Press release issued: 15 October 2021

The University of Bristol is part of an international consortium of 13 universities, in partnership with Facebook AI, that have collaborated to advance egocentric perception.

As a result of this initiative, they have built the world’s largest egocentric dataset using off-the-shelf, head-mounted cameras.

Progress in the fields of artificial intelligence (AI) and augmented reality (AR) requires learning from the same data humans process to perceive the world. Our eyes allow us to explore places, understand people, manipulate objects and enjoy activities - from the mundane act of opening a door to the exciting interaction of a game of football with friends.

Egocentric 4D Live Perception (Ego4D) is a massive-scale dataset that compiles 3,025 hours of footage from the wearable cameras of 855 participants in nine countries: UK, India, Japan, Singapore, KSA, Colombia, Rwanda, Italy and the US. The data captures a wide range of activities from the ‘egocentric’ perspective – that is from the viewpoint of the person carrying out the activity. The University of Bristol is the only UK representative in this diverse and international effort, collecting 270 hours from 82  participants who captured footage of their chosen activities of daily living – such as practicing a musical  instrument, gardening, grooming their pet or assembling furniture.

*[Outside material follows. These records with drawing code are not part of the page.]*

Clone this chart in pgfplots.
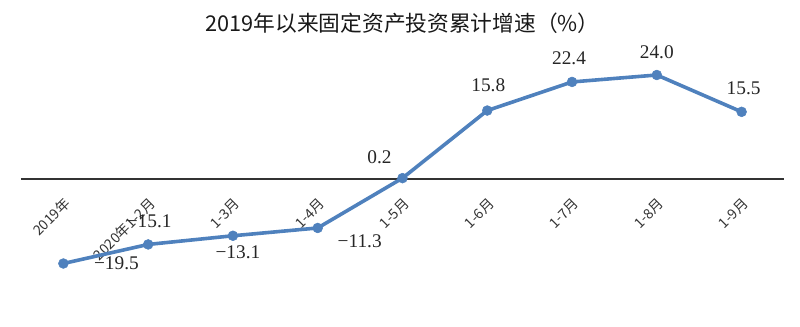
\documentclass[border=0pt]{standalone}
\usepackage{pgfplots}
\pgfplotsset{compat=1.18}
\usepackage{fontspec}
\setmainfont{Liberation Serif}
\newfontfamily\cjk{Noto Sans CJK SC}
\definecolor{lineblue}{RGB}{79,129,189}
\pgfplotstableread{
x y lab dx dy
0 -19.5 −19.5 39.75 0
1 -15.1 −15.1 0.75 17.25
2 -13.1 −13.1 3.75 -12
3 -11.3 −11.3 31.5 -9.75
4 0.2 0.2 -17.25 15.75
5 15.8 15.8 0.75 18.75
6 22.4 22.4 -2.25 18
7 24.0 24.0 0 17.25
8 15.5 15.5 1.5 18
}\datatable
\begin{document}
\begin{tikzpicture}
\begin{axis}[
  scale only axis, width=572.25pt, height=195pt,
  xmin=-0.5, xmax=8.5, ymin=-30, ymax=30,
  axis x line=middle, axis y line=none,
  hide obscured x ticks=false,
  x axis line style={-, draw=black!80, line width=0.8pt},
  xtick={0,...,8}, major tick length=0pt,
  xticklabels={2019年,2020年1-2月,1-3月,1-4月,1-5月,1-6月,1-7月,1-8月,1-9月},
  xticklabel style={font=\cjk\fontsize{10.5}{11}\selectfont, rotate=45, anchor=east, xshift=-6pt, yshift=-14pt, text=black!80},
  clip=false,
]
\coordinate (O) at (rel axis cs:0,0);
\node[font=\cjk\fontsize{16.3}{19}\selectfont, text=black!90] at ([yshift=19pt]rel axis cs:0.5,1) {2019年以来固定资产投资累计增速（\%）};
\addplot[lineblue, line width=2.7pt, mark=*, mark size=3.7pt,
  mark options={fill=lineblue, draw=lineblue, line width=0.4pt},
  nodes near coords, point meta=explicit symbolic,
  visualization depends on={\thisrow{dx} \as \dx},
  visualization depends on={\thisrow{dy} \as \dy},
  every node near coord/.append style={anchor=center, xshift=\dx*1pt, yshift=\dy*1pt,
    font=\fontsize{14.5}{16}\selectfont, text=black!85}]
  table[x=x, y=y, meta=lab] {\datatable};
\end{axis}
\pgfresetboundingbox
\path[use as bounding box] ([xshift=-15.75pt,yshift=-12.75pt]O) rectangle ++(600pt,244.5pt);
\end{tikzpicture}
\end{document}
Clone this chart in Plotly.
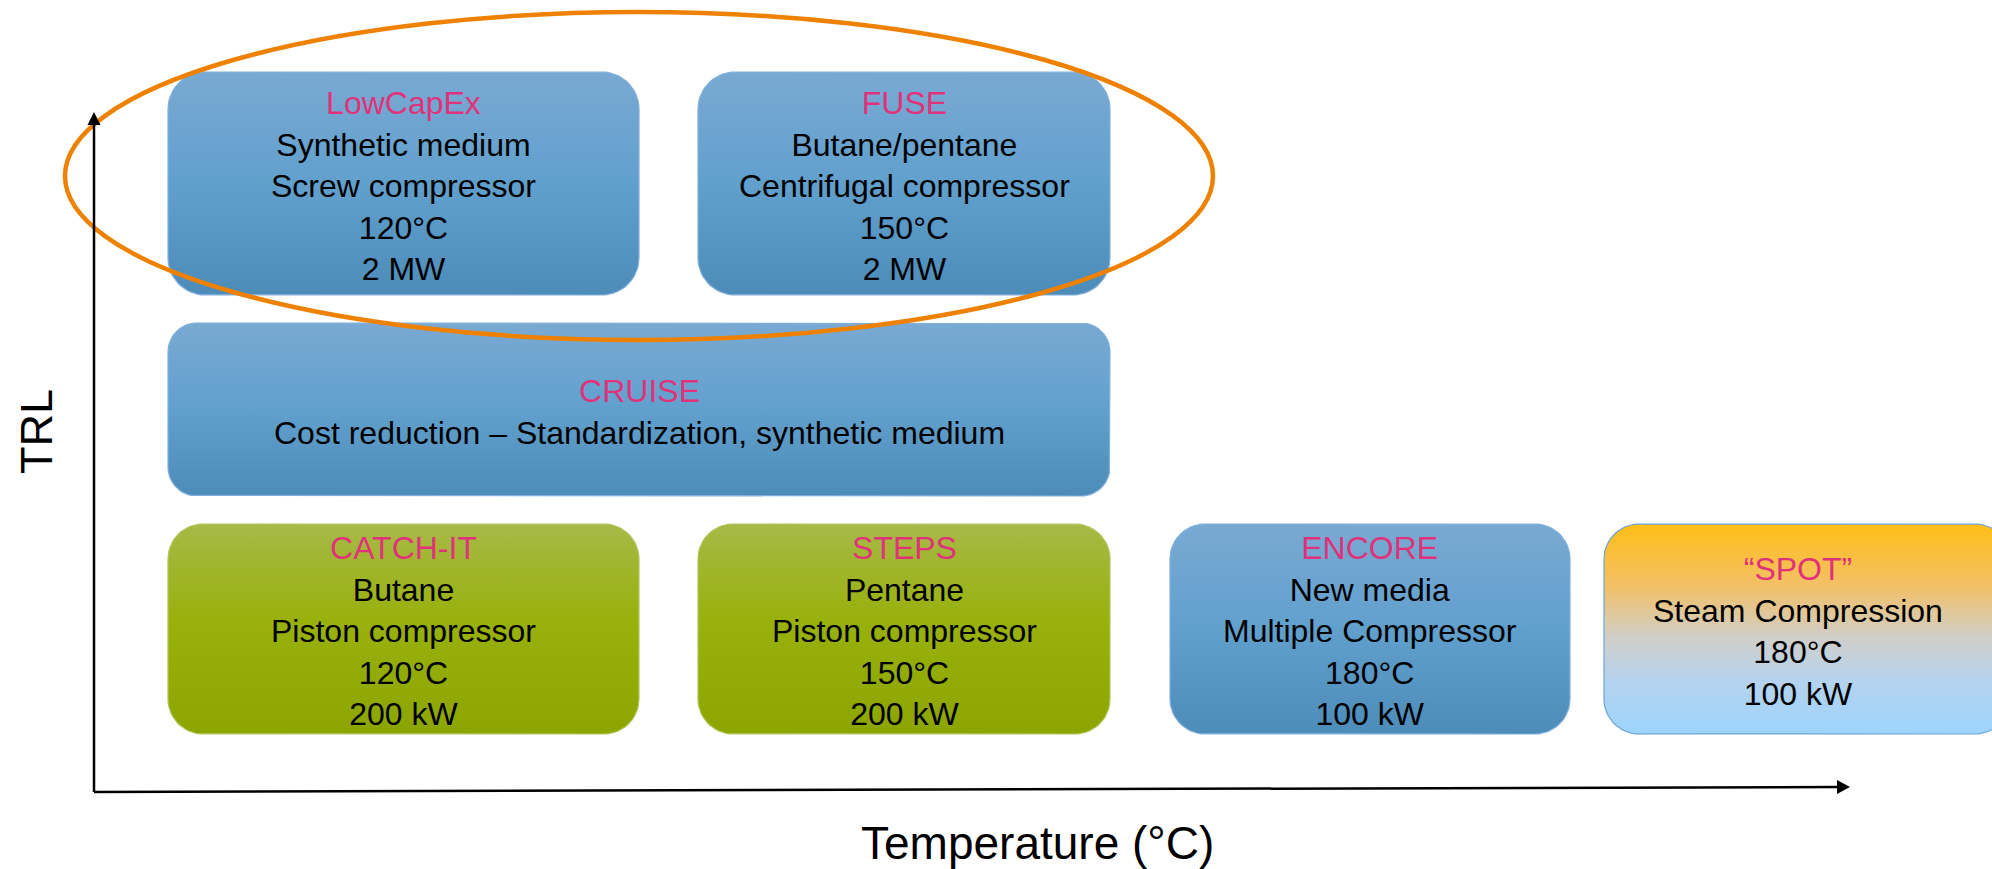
import numpy as np
import plotly.graph_objects as go

W, H = 1992, 869

# Project portfolio: name, working medium / scope, compressor, temperature, capacity
projects = ["LowCapEx", "FUSE", "CRUISE", "CATCH-IT", "STEPS", "ENCORE", "“SPOT”"]
media = ["Synthetic medium", "Butane/pentane",
         "Cost reduction – Standardization, synthetic medium",
         "Butane", "Pentane", "New media", None]
compressors = ["Screw compressor", "Centrifugal compressor", None,
               "Piston compressor", "Piston compressor",
               "Multiple Compressor", "Steam Compression"]
temperatures = ["120°C", "150°C", None, "120°C", "150°C", "180°C", "180°C"]
capacities = ["2 MW", "2 MW", None, "200 kW", "200 kW", "100 kW", "100 kW"]

x_title = "Temperature (°C)"
y_title = "TRL"

# ---- layout of the diagram (pixel grid) ----
col_edges = [(168, 639), (698, 1110), (1170, 1570), (1604, 2010)]
row_edges = [(72, 295), (323, 496), (524, 734)]
placement = {  # name -> (row, first column, last column)
    "LowCapEx": (0, 0, 0), "FUSE": (0, 1, 1), "CRUISE": (1, 0, 1),
    "CATCH-IT": (2, 0, 0), "STEPS": (2, 1, 1), "ENCORE": (2, 2, 2),
    "“SPOT”": (2, 3, 3),
}
box_style = {
    "LowCapEx": "blue", "FUSE": "blue", "CRUISE": "blue",
    "CATCH-IT": "green", "STEPS": "green", "ENCORE": "blue", "“SPOT”": "spot",
}
palettes = {
    "blue": dict(scale=[[0, "#79a9d3"], [0.5, "#61a0cd"], [1, "#4d8bb9"]],
                 edge="#80b0da"),
    "green": dict(scale=[[0, "#a7b947"], [0.45, "#98b10d"], [1, "#8da500"]],
                  edge="#b2c55c"),
    "spot": dict(scale=[[0, "#ffbe16"], [0.3, "#f2c068"], [0.55, "#cfcfcc"],
                        [0.75, "#b4d3ee"], [1, "#9dd4fc"]],
                 edge="#6fa3d6"),
}
TITLE_COLOR = "#e0327a"
FONT = "Liberation Sans, Arial, sans-serif"


def rounded_rect(x0, x1, y0, y1, r, n=16):
    """Outline of a rounded rectangle in y-down coordinates."""
    xs, ys = [], []
    corners = [((x0 + r, y0 + r), 180, 270), ((x1 - r, y0 + r), 270, 360),
               ((x1 - r, y1 - r), 0, 90), ((x0 + r, y1 - r), 90, 180)]
    for (cx, cy), a0, a1 in corners:
        t = np.radians(np.linspace(a0, a1, n))
        xs.extend(cx + r * np.cos(t))
        ys.extend(cy + r * np.sin(t))
    xs.append(xs[0])
    ys.append(ys[0])
    return xs, ys


fig = go.Figure()
annotations = []

for i, name in enumerate(projects):
    row, c0, c1 = placement[name]
    x0, x1 = col_edges[c0][0], col_edges[c1][1]
    y0, y1 = row_edges[row]
    r = 0.1667 * min(x1 - x0, y1 - y0)
    xs, ys = rounded_rect(x0, x1, y0, y1, r)
    pal = palettes[box_style[name]]
    fig.add_trace(go.Scatter(
        x=xs, y=ys, mode="lines", fill="toself",
        line=dict(color=pal["edge"], width=1.2),
        fillgradient=dict(type="vertical", colorscale=pal["scale"],
                          start=y0, stop=y1),
        hoverinfo="skip", showlegend=False,
    ))
    lines = [f"<span style='color:{TITLE_COLOR}'>{name}</span>"]
    lines += [s for s in (media[i], compressors[i], temperatures[i], capacities[i]) if s]
    cx = (x0 + min(x1, W)) / 2
    annotations.append(dict(
        x=cx, y=(y0 + y1) / 2 + 2, xref="x", yref="y", text="<br>".join(lines),
        showarrow=False, xanchor="center", yanchor="middle", align="center",
        font=dict(family=FONT, size=32, color="#000000"),
    ))

# axis titles
annotations.append(dict(x=1037, y=843, xref="x", yref="y", text=x_title,
                        showarrow=False, font=dict(family=FONT, size=46, color="#000")))
annotations.append(dict(x=36, y=432, xref="x", yref="y", text=y_title, textangle=-90,
                        showarrow=False, font=dict(family=FONT, size=45, color="#000")))

shapes = [
    # highlight ring around the MW-scale projects
    dict(type="circle", xref="x", yref="y", x0=65, x1=1213, y0=12, y1=340,
         line=dict(color="#ee8200", width=4.5), layer="above"),
    # axis arrows
    dict(type="line", xref="x", yref="y", x0=94, y0=792, x1=94, y1=124,
         line=dict(color="#000", width=2.5)),
    dict(type="path", xref="x", yref="y", path="M 87.5 125 L 94 112 L 100.5 125 Z",
         fillcolor="#000", line=dict(width=0)),
    dict(type="line", xref="x", yref="y", x0=94, y0=792, x1=1838, y1=787,
         line=dict(color="#000", width=2.5)),
    dict(type="path", xref="x", yref="y", path="M 1837 780 L 1850 787 L 1837 794 Z",
         fillcolor="#000", line=dict(width=0)),
]

fig.update_layout(
    width=W, height=H, margin=dict(l=0, r=0, t=0, b=0),
    paper_bgcolor="white", plot_bgcolor="white",
    xaxis=dict(range=[0, W], visible=False, fixedrange=True),
    yaxis=dict(range=[H, 0], visible=False, fixedrange=True),
    shapes=shapes, annotations=annotations, showlegend=False,
)

fig.write_html("out.html")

Read the full University of Bristol press release

Further information

EGO4D Team at the University of Bristol:

Prof Dima Damen – Professor of Computer Vision

Dr Michael Wray – postdoctoral researcher

Mr Will Price – PhD student

Mr Jonathan Munro – PhD student

Mr Adriano Fragomeni – PhD student

Consortium members:

  • University of Bristol, UK
  • Carnegie Mellon University (Pittsburg, USA and Rwanda)
  • Georgia Tech, USA
  • Indiana University, USA
  • International Institute of Information Technology, Hyderabad, India
  • King Abdullah University of Science and Technology (KAUST), KSA
  • Massachusetts Institute of Technology, USA
  • National University of Singapore, Singapore
  • Universidad de los Andes, Colombia
  • University of Catania, Italy
  • University of Minnesota, USA
  • University of Pennsylvania, USA
  • University of Tokyo, Japan

EPIC-KITCHENS is a collaboration with the University of Toronto (Canada) and the University of Catania (Italy), led by the University of Bristol to collect and annotate the largest (over 20 million frames) dataset, capturing 45 individuals in their own homes, over several consecutive days.  

The dataset was collected in 4 different countries and was narrated in 6 languages to assist in vision and language challenges. It offers a series of challenges from object recognition to action prediction and activity modelling in non-scripted realistic daily setting. 

The size of publicly available datasets is crucial to the progress of this field, which is of prime importance to robotics, healthcare and augmented reality.